Eva González

Personal information
- Full name: Eva Beatriz González Tate
- Date of birth: 22 April 1997 (age 29)
- Place of birth: Dallas, Texas, U.S.
- Height: 1.54 m (5 ft 1 in)
- Position: Defensive midfielder

Team information
- Current team: Guadalajara
- Number: 16

Youth career
- Dallas Texans

College career
- Years: Team / Apps / (Gls)
- 2015–2018: Seton Hall Pirates / 41 / (1)

Senior career*
- Years: Team / Apps / (Gls)
- 2020–2023: América / 127 / (6)
- 2024–2025: Juárez / 1 / (0)
- 2026–: Guadalajara / 5 / (0)

International career^{‡}
- 2014: Mexico U17 / 4 / (0)
- 2016: Mexico U20 / 4 / (0)
- 2022–: Mexico / 1 / (0)

= Eva González (Mexican footballer) =

Mexican footballer (born 1997)

Eva Beatriz González Tate (born 22 April 1997) is a professional footballer who plays as a midfielder for Liga MX Femenil club Guadalajara.
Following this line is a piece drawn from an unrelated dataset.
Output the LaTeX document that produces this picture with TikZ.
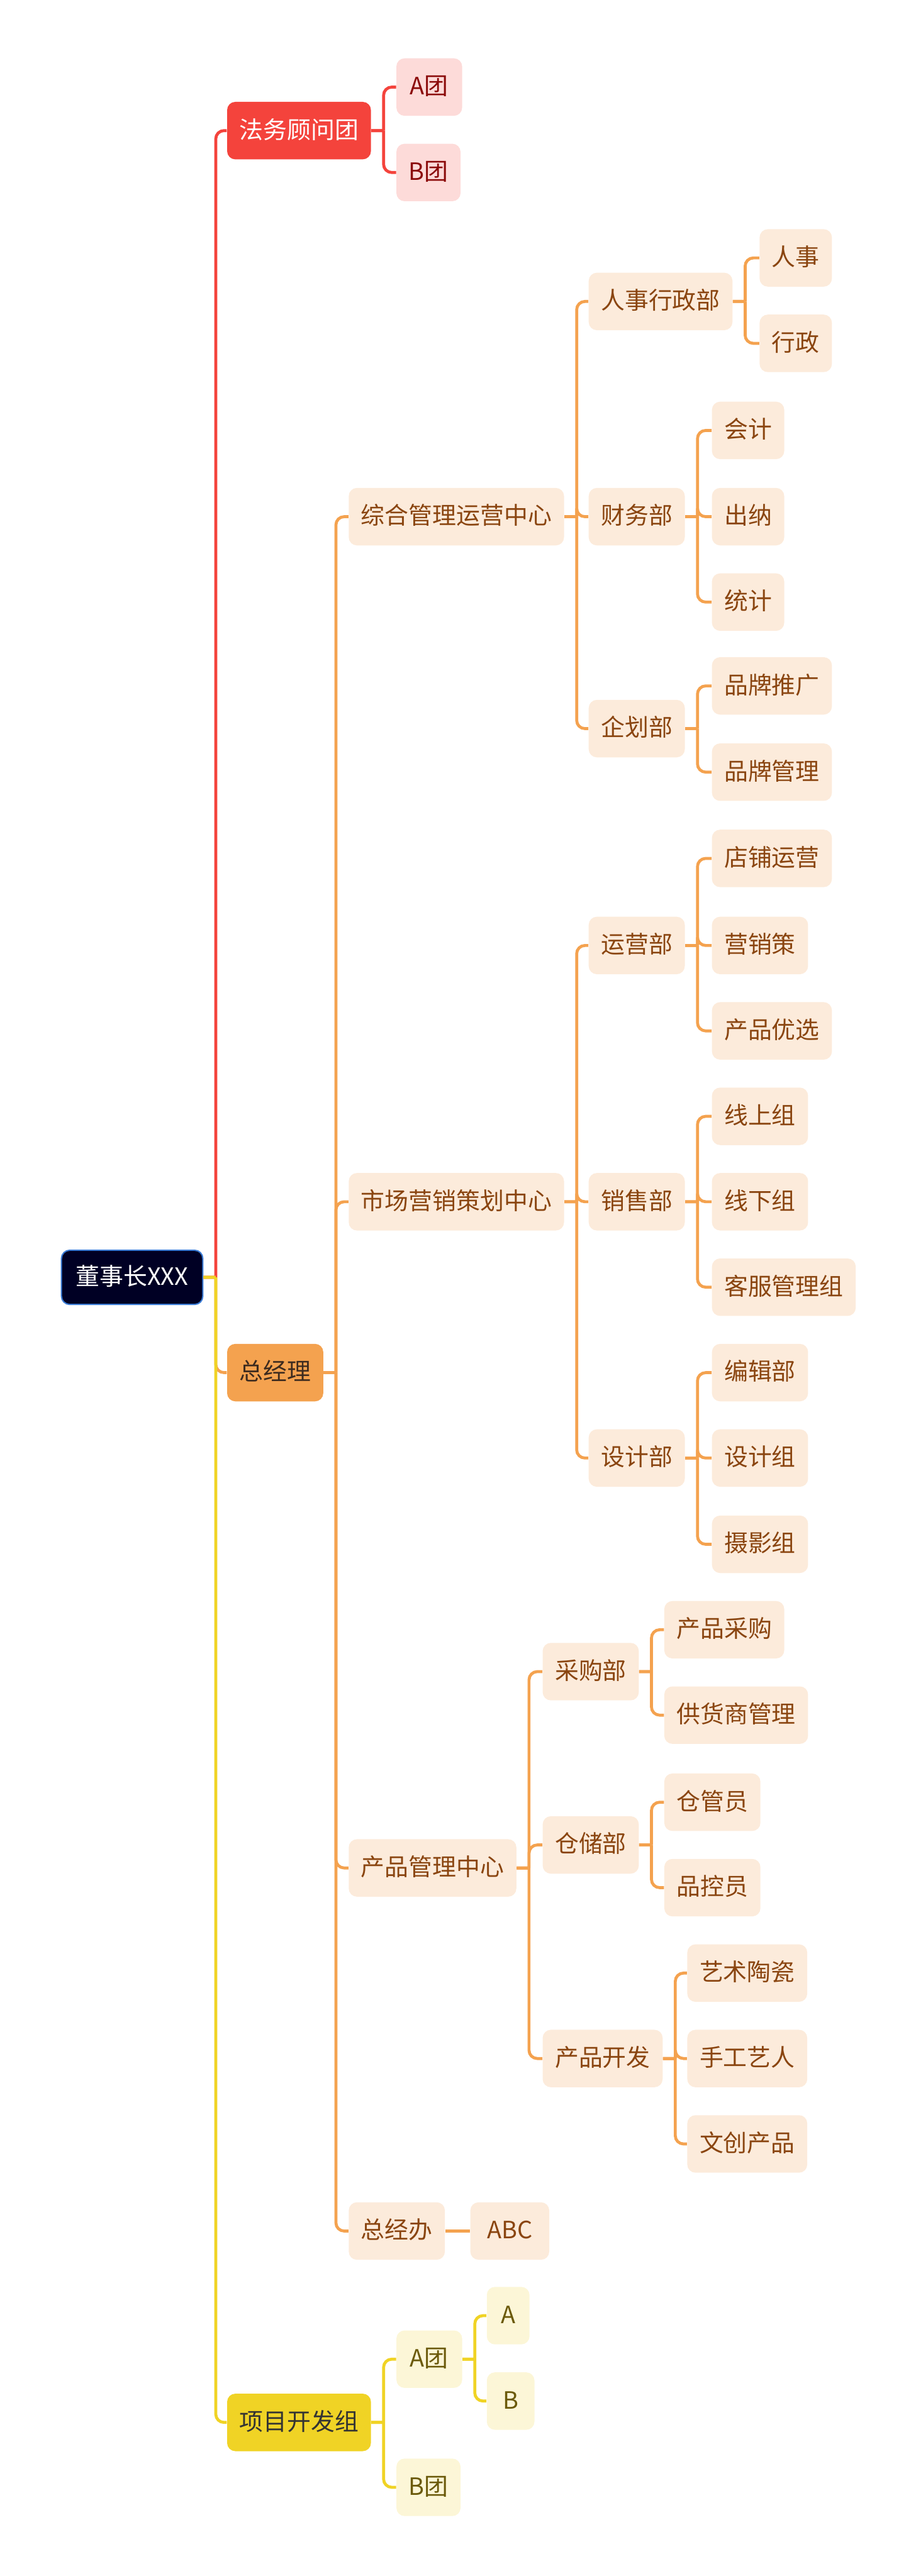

Born in the United States, she represents Mexico at international level.

== College career ==
Previous to her professional career, González played college soccer as part of the Seton Hall University's Division 1 Women's Soccer program in South Orange, New Jersey from 2015 to 2018. During her time with the Pirates, González made 41 match appearances and scored one goal.

== Club career ==

=== Club América (2020–2023) ===
González signed her first professional contract with Club América of the Liga MX Femenil in July 2020. González made her professional debut with América on 3 September 2020 in a match against Necaxa for matchday 4 of the Guardianes 2020 tournament.

==International career==
González made her senior debut for Mexico on 5 September 2022 in a friendly match against New Zealand.